Gardenvisit.com The Garden Guide

Book: Gardening tours by J.C. Loudon 1831-1842
Chapter: Middlesex, Berkshire, Buckinghamshire, Oxfordshire, Wilshire, Dorsetshire, Hampshire, Sussex, and Kent in the Summer of 1832

St Leonards Hill

Previous - Next

St. Leonard's Hill, Mrs. Harcourt. - This place is chiefly remarkable for the extensive views which it commands of the surrounding country, and especially of Windsor Castle. The woods are dense, and composed chiefly of oak and beech; but along the roadside, between this place and Virginia Water, extensive plantations have lately been formed of a mixture of oak, birch, Scotch pine, and larch fir, which we can by no means approve of. In point of ornament, such a mixture is out of the question, since it produces the most disagreeable kind of artificial monotony, that of a perpetual recurrence of discordant forms. In point of utility it is bad, because the oaks are overtopped by pines and larches, which are planted as nurses; but which are totally unnecessary as such, in a soil and climate like the present. Supposing oaks alone had been planted, and thinned out as they advanced in their growth, the general appearance of the plantation would at all times have been agreeable, because it would have presented the same kind of forms variously disposed; and all the trees would have grown vigorously, because no one tree would have robbed another, whether of nourishment, air, or light, these properties being shared equally among them.

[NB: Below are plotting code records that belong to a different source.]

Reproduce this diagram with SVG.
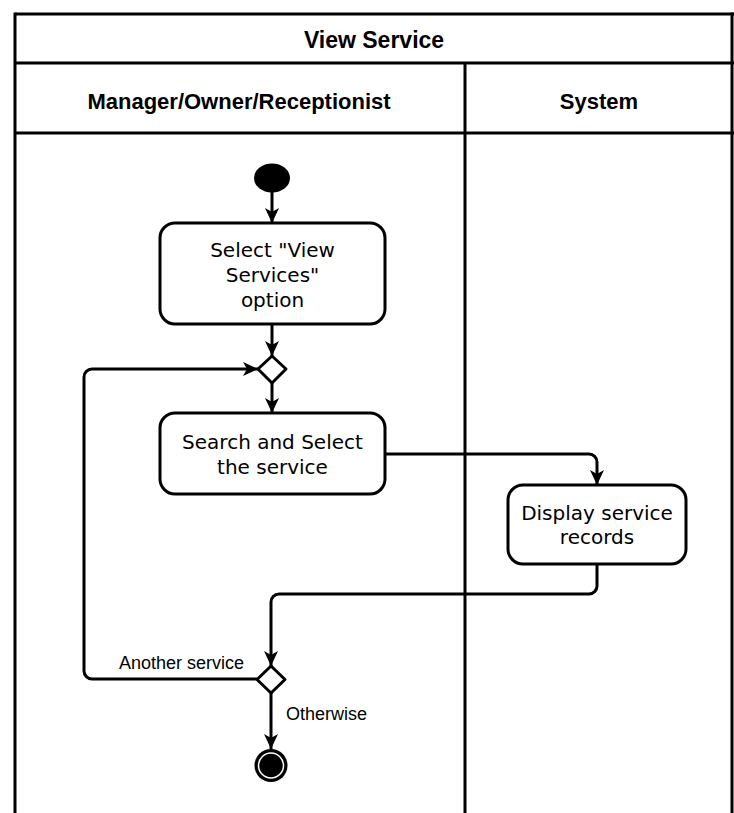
<svg xmlns="http://www.w3.org/2000/svg" width="734" height="813" viewBox="0 0 734 813">
<defs>
<style>
.lane{stroke:#000;stroke-width:3;fill:none}
.hdr{font-family:"Liberation Sans",Arial,sans-serif;font-weight:bold;font-size:22px;fill:#000;text-anchor:middle}
.node{fill:#fff;stroke:#000;stroke-width:3}
.ntxt{font-family:"DejaVu Sans",Verdana,sans-serif;font-size:20px;fill:#000;text-anchor:middle}
.edge{fill:none;stroke:#000;stroke-width:3;stroke-linejoin:round}
.lbl{font-family:"Liberation Sans",Arial,sans-serif;font-size:18px;fill:#000}
</style>
<marker id="arr" markerUnits="userSpaceOnUse" markerWidth="16" markerHeight="14" viewBox="0 0 16 14" refX="15" refY="7" orient="auto">
<path d="M0,0 L15,7 L0,14 L4,7 z" fill="#000"/>
</marker>
</defs>
<rect width="734" height="813" fill="#fff"/>
<g id="pool">
<line class="lane" x1="15" y1="14" x2="734" y2="14"/>
<line class="lane" x1="15" y1="12.5" x2="15" y2="813"/>
<line class="lane" x1="732" y1="12.5" x2="732" y2="813"/>
<line class="lane" x1="15" y1="63" x2="734" y2="63"/>
<line class="lane" x1="15" y1="133" x2="734" y2="133"/>
<line class="lane" x1="465" y1="63" x2="465" y2="813"/>
<text class="hdr" x="374" y="48" style="font-size:23px">View Service</text>
<text class="hdr" x="239" y="109">Manager/Owner/Receptionist</text>
<text class="hdr" x="599" y="109">System</text>
</g>
<g id="connectors">
<line class="edge" x1="272" y1="192" x2="272" y2="223" marker-end="url(#arr)"/>
<line class="edge" x1="272" y1="324" x2="272" y2="356" marker-end="url(#arr)"/>
<line class="edge" x1="272" y1="383" x2="272" y2="413" marker-end="url(#arr)"/>
<path class="edge" d="M385,454 H589 A8,8 0 0 1 597,462 V485" marker-end="url(#arr)"/>
<path class="edge" d="M597,564 V586 A8,8 0 0 1 589,594 H279 A8,8 0 0 0 271,602 V666" marker-end="url(#arr)"/>
<path class="edge" d="M257,679 H92 A8,8 0 0 1 84,671 V377 A8,8 0 0 1 92,369 H258" marker-end="url(#arr)"/>
<line class="edge" x1="271" y1="693" x2="271" y2="749" marker-end="url(#arr)"/>
<text class="lbl" x="244" y="669" text-anchor="end">Another service</text>
<text class="lbl" x="286" y="720">Otherwise</text>
</g>
<g id="start">
<ellipse cx="272" cy="178" rx="18" ry="14.5" fill="#000"/>
</g>
<g id="select-view-services">
<rect class="node" x="160" y="223" width="225" height="101" rx="15"/>
<text class="ntxt" x="272.5" y="257">Select "View</text>
<text class="ntxt" x="272.5" y="282">Services"</text>
<text class="ntxt" x="272.5" y="307">option</text>
</g>
<g id="merge">
<path d="M272,356 L286,369 L272,383 L258,369 Z" fill="#fff" stroke="#000" stroke-width="3" stroke-linejoin="round"/>
</g>
<g id="search-select">
<rect class="node" x="160" y="413" width="225" height="81" rx="15"/>
<text class="ntxt" x="272.5" y="449">Search and Select</text>
<text class="ntxt" x="272.5" y="474">the service</text>
</g>
<g id="display-records">
<rect class="node" x="508" y="485" width="178" height="79" rx="15"/>
<text class="ntxt" x="597" y="520">Display service</text>
<text class="ntxt" x="597" y="544">records</text>
</g>
<g id="decision">
<path d="M271,666 L285,679.5 L271,693 L257,679.5 Z" fill="#fff" stroke="#000" stroke-width="3" stroke-linejoin="round"/>
</g>
<g id="end">
<circle cx="271" cy="765.5" r="16.5" fill="#000"/>
<circle cx="271" cy="765.5" r="12.5" fill="#000" stroke="#fff" stroke-width="1.5"/>
</g>
</svg>
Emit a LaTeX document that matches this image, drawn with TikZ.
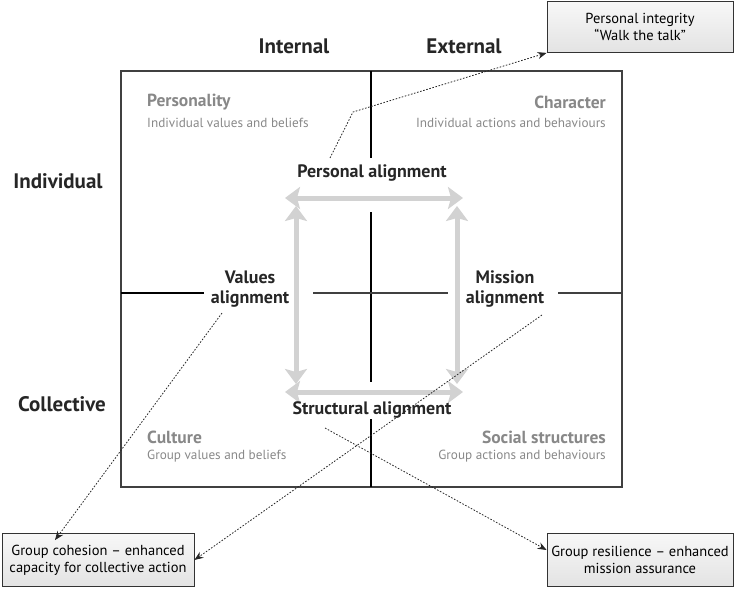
\documentclass[tikz,border=0pt]{standalone}
\usepackage{fontspec}
\setmainfont{PT Sans}
\usetikzlibrary{arrows.meta}
\definecolor{sub}{HTML}{888888}
\definecolor{garrow}{HTML}{D2D2D2}
\begin{document}
\begin{tikzpicture}[x=1pt,y=-1pt,
  head/.style={font=\bfseries\fontsize{21}{24}\selectfont, text=black!85},
  alab/.style={font=\bfseries\fontsize{18}{20}\selectfont, text=black!85, align=center, inner sep=1pt},
  qtitle/.style={font=\bfseries\fontsize{17.5}{19}\selectfont, text=sub, inner sep=0pt},
  qsub/.style={font=\fontsize{13.2}{15}\selectfont, text=sub, inner sep=0pt},
  outbox/.style={draw=black!80, line width=0.8pt, top color=gray!6, bottom color=gray!22, shading angle=0,
     align=center, inner sep=2pt, font=\fontsize{14.5}{17}\selectfont},
  grayarr/.style={draw=garrow, line width=5pt, {Stealth[length=15pt,width=22pt,inset=3pt]}-{Stealth[length=15pt,width=22pt,inset=3pt]}},
  conn/.style={draw=black!85, line width=0.8pt, dash pattern=on 1.6pt off 1.6pt, -{Stealth[length=9pt,width=7pt]}},
  divline/.style={draw=black, line width=1.1pt}
]
\useasboundingbox (0,0) rectangle (736,589);
% main square
\draw[draw=black!75, line width=1.3pt] (121,71) rectangle (622,487);
% centre lines
\coordinate (vt) at (371,71); \coordinate (vtb) at (371,158);
\coordinate (vm1) at (371,212); \coordinate (vm2) at (371,382);
\coordinate (vb1) at (371,419); \coordinate (vb) at (371,487);
\coordinate (hl) at (121,293); \coordinate (hlb) at (204,293);
\coordinate (hm1) at (313,293); \coordinate (hm2) at (448,293);
\coordinate (hr1) at (558,293); \coordinate (hr) at (622,293);
\draw[divline] (vt) -- (vtb);
\draw[divline] (vm1) -- (vm2);
\draw[divline] (vb1) -- (vb);
\draw[divline] (hl) -- (hlb);
\draw[divline, draw=black!75] (hm1) -- (hm2);
\draw[divline, draw=black!75] (hr1) -- (hr);
% gray arrows
\coordinate (a1) at (285,198); \coordinate (a2) at (463,198);
\coordinate (a3) at (285,392); \coordinate (a4) at (463,392);
\coordinate (a5) at (296,206); \coordinate (a6) at (296,384);
\coordinate (a7) at (457,206); \coordinate (a8) at (457,384);
\draw[grayarr] (a1) -- (a2);
\draw[grayarr] (a3) -- (a4);
\draw[grayarr] (a5) -- (a6);
\draw[grayarr] (a7) -- (a8);
% headings
\node[head] (int) at (294,46) {Internal};
\node[head] (ext) at (464,46) {External};
\node[head] (ind) at (58,181) {Individual};
\node[head] (col) at (62,404) {Collective};
% quadrant labels
\node[qtitle, anchor=west] (pers) at (147,102) {Personality};
\node[qsub, anchor=west] (persS) at (147,123) {Individual values and beliefs};
\node[qtitle, anchor=east] (char) at (606,102) {Character};
\node[qsub, anchor=east] (charS) at (606,123) {Individual actions and behaviours};
\node[qtitle, anchor=west] (cult) at (147,437) {Culture};
\node[qsub, anchor=west] (cultS) at (147,456) {Group values and beliefs};
\node[qtitle, anchor=east] (soc) at (606,437) {Social structures};
\node[qsub, anchor=east] (socS) at (606,456) {Group actions and behaviours};
% alignment labels
\node[alab] (pa) at (372,173) {Personal alignment};
\node[alab] (sa) at (372,410) {Structural alignment};
\node[alab] (va) at (250,289) {Values\\alignment};
\node[alab] (ma) at (505,289) {Mission\\alignment};
% outcome boxes
\node[outbox, minimum width=186pt, minimum height=51pt] (pi) at (640,27) {Personal integrity\\“Walk the talk”};
\node[outbox, minimum width=192pt, minimum height=53pt] (gc) at (98,560) {Group cohesion – enhanced\\capacity for collective action};
\node[outbox, minimum width=186pt, minimum height=53pt] (gr) at (640,560) {Group resilience – enhanced\\mission assurance};
% connectors
\coordinate (c1s) at (330,158); \coordinate (c1b) at (353,112);
\draw[conn] (c1s) -- (c1b) -- (pi.south west);
\coordinate (c2s) at (222,313);
\draw[conn] (c2s) -- ([xshift=-43pt,yshift=-7pt]gc.north);
\coordinate (c3s) at (542,315);
\draw[conn] (c3s) -- (gc.east);
\coordinate (c4s) at (325,428);
\draw[conn] (c4s) -- ([yshift=10pt]gr.west);
\end{tikzpicture}
\end{document}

The hedges to these plantations were generally clipped: a superfluous expense, since they would have been just as effective as fences if left without cutting or clipping; and, every six or seven years, they would have produced a quantity of faggot-wood. The nice point to hit, in rural management, is, to incur no expense whatever that will not produce an adequate return. Between corn fields of small size, clipped hedges will pay, by their greater admission of light and air to the fields, both while they are in preparation for the crop, and while the crop is growing; and they are also, from their diminished and close compact surface, less liable to harbour birds and insects: but mere plantation fences require none of these considerations to be taken into view as guides for their management. All that is wanting in the case of plantations is protection; and if the plants are kept clear of weeds, and left to take their natural forms, a sufficiently formidable fence will be produced; and, at the same time, one of that description of natural or picturesque beauty, which will be more in accordance with a plantation of trees than a clipped formal boundary of green.